Chook-shed progress

Y’know how they say ‘measure twice, cut once’ well we now say ‘measure more than three times, AND get someone who isn’t hung-over to check your workings, before concreting once’ – because a concreted-in post is hard to move, and if you don't get it right you don't have much wiggle room. 

The high vis gear was just for show.
Despite small challenges such as these Michael and I worked hard and over two (part)days, we got the chicken coop floor installed on our steeply sloping, poorly terraced site. The shed itself is a kids kit cubby house that we are re-purposing. I then spent Sunday painting the trim and giving the inside a coat of this rather unpleasant cack yellow that I got very cheap at Bunnings. It’s just to protect the cheap pine from chickens, not for looks. The outside is a storm grey with white trim, and a green colourbond roof.
Installed floor, from above. The hole is chicken-access to what will be the secure run underneath.

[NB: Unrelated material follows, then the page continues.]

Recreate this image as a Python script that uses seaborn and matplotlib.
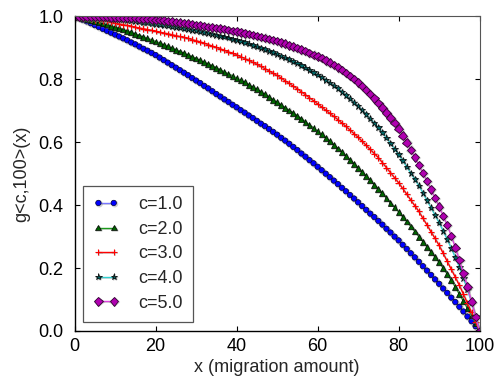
import matplotlib
matplotlib.use("Agg")
import matplotlib.pyplot as plt
from matplotlib import patheffects as pe
import seaborn as sns

# migration amount, one sample per unit
x_vals = list(range(101))

labels = ["c=1.0", "c=2.0", "c=3.0", "c=4.0", "c=5.0"]

g_c1 = [1.000, 0.995, 0.989, 0.984, 0.978, 0.972,
        0.966, 0.960, 0.954, 0.948, 0.942,
        0.936, 0.930, 0.924, 0.917, 0.911,
        0.904, 0.897, 0.891, 0.884, 0.877,
        0.869, 0.861, 0.853, 0.845, 0.837,
        0.829, 0.821, 0.813, 0.804, 0.796,
        0.788, 0.779, 0.771, 0.762, 0.753,
        0.745, 0.736, 0.728, 0.719, 0.711,
        0.702, 0.694, 0.685, 0.677, 0.668,
        0.659, 0.651, 0.642, 0.633, 0.624,
        0.614, 0.605, 0.595, 0.585, 0.575,
        0.564, 0.554, 0.543, 0.533, 0.522,
        0.511, 0.500, 0.489, 0.478, 0.467,
        0.455, 0.444, 0.432, 0.421, 0.409,
        0.397, 0.385, 0.373, 0.362, 0.350,
        0.338, 0.325, 0.313, 0.300, 0.288,
        0.274, 0.261, 0.247, 0.234, 0.220,
        0.206, 0.192, 0.178, 0.164, 0.150,
        0.135, 0.121, 0.106, 0.092, 0.077,
        0.062, 0.046, 0.031, 0.015, 0.000]

g_c2 = [1.000, 0.997, 0.994, 0.991, 0.988, 0.985,
        0.981, 0.977, 0.974, 0.970, 0.966,
        0.962, 0.958, 0.953, 0.949, 0.944,
        0.939, 0.935, 0.930, 0.925, 0.920,
        0.915, 0.910, 0.905, 0.899, 0.894,
        0.888, 0.883, 0.877, 0.872, 0.866,
        0.860, 0.854, 0.849, 0.843, 0.837,
        0.830, 0.824, 0.817, 0.811, 0.804,
        0.797, 0.790, 0.783, 0.775, 0.768,
        0.760, 0.752, 0.744, 0.735, 0.727,
        0.718, 0.710, 0.701, 0.693, 0.684,
        0.675, 0.665, 0.655, 0.646, 0.636,
        0.625, 0.614, 0.603, 0.591, 0.580,
        0.568, 0.556, 0.544, 0.531, 0.519,
        0.506, 0.492, 0.479, 0.465, 0.452,
        0.438, 0.423, 0.408, 0.394, 0.379,
        0.363, 0.348, 0.332, 0.316, 0.300,
        0.284, 0.268, 0.251, 0.235, 0.218,
        0.200, 0.181, 0.161, 0.140, 0.117,
        0.095, 0.072, 0.049, 0.025, 0.000]

g_c3 = [1.000, 0.998, 0.996, 0.994, 0.992, 0.990,
        0.988, 0.986, 0.984, 0.981, 0.979,
        0.976, 0.974, 0.971, 0.969, 0.966,
        0.963, 0.961, 0.958, 0.956, 0.953,
        0.950, 0.947, 0.945, 0.942, 0.939,
        0.936, 0.933, 0.930, 0.926, 0.923,
        0.919, 0.915, 0.910, 0.906, 0.901,
        0.897, 0.892, 0.887, 0.883, 0.878,
        0.872, 0.866, 0.860, 0.854, 0.848,
        0.841, 0.834, 0.827, 0.819, 0.812,
        0.804, 0.795, 0.787, 0.778, 0.770,
        0.760, 0.751, 0.741, 0.732, 0.722,
        0.712, 0.702, 0.692, 0.682, 0.672,
        0.661, 0.650, 0.639, 0.627, 0.616,
        0.603, 0.590, 0.577, 0.564, 0.551,
        0.535, 0.519, 0.503, 0.487, 0.471,
        0.453, 0.435, 0.416, 0.398, 0.380,
        0.358, 0.337, 0.315, 0.294, 0.272,
        0.247, 0.221, 0.196, 0.171, 0.145,
        0.117, 0.088, 0.059, 0.030, 0.000]

g_c4 = [1.000, 0.999, 0.999, 0.998, 0.998, 0.997,
        0.996, 0.995, 0.994, 0.993, 0.992,
        0.991, 0.989, 0.988, 0.986, 0.985,
        0.983, 0.981, 0.980, 0.978, 0.976,
        0.974, 0.972, 0.970, 0.968, 0.966,
        0.964, 0.962, 0.960, 0.957, 0.955,
        0.952, 0.949, 0.947, 0.944, 0.941,
        0.938, 0.935, 0.932, 0.928, 0.925,
        0.921, 0.917, 0.913, 0.908, 0.904,
        0.899, 0.895, 0.890, 0.885, 0.880,
        0.874, 0.869, 0.863, 0.857, 0.851,
        0.844, 0.837, 0.830, 0.822, 0.815,
        0.807, 0.798, 0.789, 0.780, 0.771,
        0.760, 0.749, 0.738, 0.726, 0.715,
        0.702, 0.688, 0.675, 0.661, 0.647,
        0.631, 0.614, 0.597, 0.579, 0.561,
        0.542, 0.522, 0.502, 0.482, 0.462,
        0.439, 0.415, 0.392, 0.368, 0.344,
        0.318, 0.291, 0.263, 0.234, 0.203,
        0.168, 0.131, 0.091, 0.047, 0.000]

g_c5 = [1.000, 1.000, 1.000, 0.999, 0.999, 0.999,
        0.999, 0.998, 0.998, 0.997, 0.997,
        0.996, 0.996, 0.995, 0.995, 0.994,
        0.993, 0.992, 0.991, 0.990, 0.989,
        0.988, 0.987, 0.985, 0.984, 0.982,
        0.980, 0.979, 0.977, 0.975, 0.973,
        0.971, 0.969, 0.967, 0.965, 0.963,
        0.961, 0.959, 0.957, 0.954, 0.952,
        0.949, 0.946, 0.944, 0.941, 0.938,
        0.935, 0.932, 0.928, 0.925, 0.921,
        0.917, 0.913, 0.908, 0.904, 0.899,
        0.894, 0.889, 0.884, 0.878, 0.873,
        0.867, 0.860, 0.853, 0.846, 0.838,
        0.829, 0.820, 0.810, 0.800, 0.790,
        0.778, 0.766, 0.753, 0.739, 0.725,
        0.710, 0.694, 0.678, 0.661, 0.643,
        0.621, 0.599, 0.576, 0.552, 0.527,
        0.502, 0.476, 0.450, 0.423, 0.395,
        0.366, 0.336, 0.302, 0.265, 0.226,
        0.183, 0.141, 0.093, 0.045, 0.000]

x_ticks = [0, 20, 40, 60, 80, 100]
y_ticks = [0.0, 0.2, 0.4, 0.6, 0.8, 1.0]

sns.set_style("ticks")
plt.rcParams["font.family"] = ["Liberation Sans", "DejaVu Sans"]
plt.rcParams["xtick.direction"] = "in"
plt.rcParams["ytick.direction"] = "in"

fig = plt.figure(figsize=(4.97, 3.80), dpi=100)
ax = fig.add_axes([0.150, 0.129, 0.815, 0.828])

series = [g_c1, g_c2, g_c3, g_c4, g_c5]
styles = [
    dict(color="#7777ff", marker="o", markersize=3.9, markerfacecolor="#0000ff",
         markeredgecolor="#000033", markeredgewidth=0.5),
    dict(color="#1a9a1a", marker="^", markersize=4.2, markerfacecolor="#006400",
         markeredgecolor="#000000", markeredgewidth=0.5),
    dict(color="#ff0000", marker="+", markersize=4.5, markerfacecolor="#ff0000",
         markeredgecolor="#ff0000", markeredgewidth=0.8),
    dict(color="#30d0d0", marker="*", markersize=4.8, markerfacecolor="#006666",
         markeredgecolor="#000000", markeredgewidth=0.5),
    dict(color="#e040e0", marker="D", markersize=4.3, markerfacecolor="#b000b0",
         markeredgecolor="#300030", markeredgewidth=0.6),
]

# faint grey offset halo under each marker
shadow = [pe.SimpleLineShadow(offset=(0.7, -0.7), shadow_color="gray", alpha=0.35,
                              linewidth=1.2),
          pe.Normal()]

for lab, vals, st in zip(labels, series, styles):
    sns.lineplot(x=x_vals, y=vals, ax=ax, label=lab, linewidth=1.0,
                 errorbar=None, sort=False, path_effects=shadow, **st)

ax.set_xlim(0, 100)
ax.set_ylim(0.0, 1.0)
ax.set_xticks(x_ticks)
ax.set_xticklabels([str(t) for t in x_ticks])
ax.set_yticks(y_ticks)
ax.set_yticklabels([f"{t:.1f}" for t in y_ticks])
ax.tick_params(axis="both", which="both", direction="in", length=3.5, width=0.8,
               top=True, right=True, labelsize=13, colors="black")
ax.tick_params(axis="y", pad=8)
ax.tick_params(axis="x", pad=5)

for side in ["left", "bottom"]:
    ax.spines[side].set_color("black")
    ax.spines[side].set_linewidth(1.0)
for side in ["top", "right"]:
    ax.spines[side].set_visible(True)
    ax.spines[side].set_color("#555555")
    ax.spines[side].set_linewidth(0.8)

ax.set_xlabel("x (migration amount)", fontsize=13, labelpad=3)
ax.set_ylabel("g<c,100>(x)", fontsize=13, labelpad=6)

leg = ax.legend(loc="lower left", bbox_to_anchor=(0.021, 0.030), borderaxespad=0,
                numpoints=2, fontsize=13, handlelength=1.45, handletextpad=1.05,
                labelspacing=0.42, borderpad=0.55, fancybox=False, framealpha=1.0,
                edgecolor="#555555")
leg.get_frame().set_linewidth(0.9)

fig.savefig("out.png", dpi=100)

The next steps are to cut pop doors for the chickens and egg collection in the walls of the cubby. There will be two chook doors and a person door – the two chook doors will be on different sides, so we have the option of making movable day runs, using chicken wire and star pickets. This should allow us more flexibility to do things like to rest the run area, maybe grow hen-fodder or even attach a broody box if we ever get that far (shhhh! don't tell my husband of my expansionist plans!). The person door will now need steps or a ladder - we ended up raising the hen house higher than planned.

After the pop-holes have been made we will touch up the paintwork then install the walls and roof. We are going to use weldmesh to screen the bottom part so that the chooks will have a fox proof area underneath the coop itself, for dust-baths as well as food and water. We are planning on raising the roof , gable and all,10cm or so, and putting mesh around the gap for ventilation. I can't really imagine a chook getting too cold in a Sydney winter, but I remember cubbies being pretty stuffy when I was a kid, and apparently stuffy is BAD for chooks. There is also a window that we will cover with weldmesh, a hole in the floor for the chickens to go downstairs and the plan is to cut a hole in the person-door to allow for ventilation. If we work out that it's not enough we will add more vents.
Installed floor, showing the sloping site.

The logistics of putting it all together will be more daunting than I expected too - I was thinking I could do it myself, with a bit of help from the lovely husband, but since it's all a bit higher than planned it's going to be more difficult.

I think I might end up having that barn raising that I've been joking about after all!

1 comment:

thetimbo2000 said...

Looking very good, I especially appreciate the hi-vis vests!

From my discussions with poultry growers over the years, stuffy and hot is not just bad, but can be seriously fatal. This is probably only a real issue for a few weeks a year in Sydney, but it can only take a day from having a lovely brood to having a whole lot of chicken stock!

Here in SG, and in other parts of SEA, poultry shed will often have some basic form of air-conditioning. I met a local guy the other night that is raising European breeds of table chook in Malaysia, then driving them over in climate controlled trucks to be processed here.

Hopefully taking a tour of his farm in a few weeks.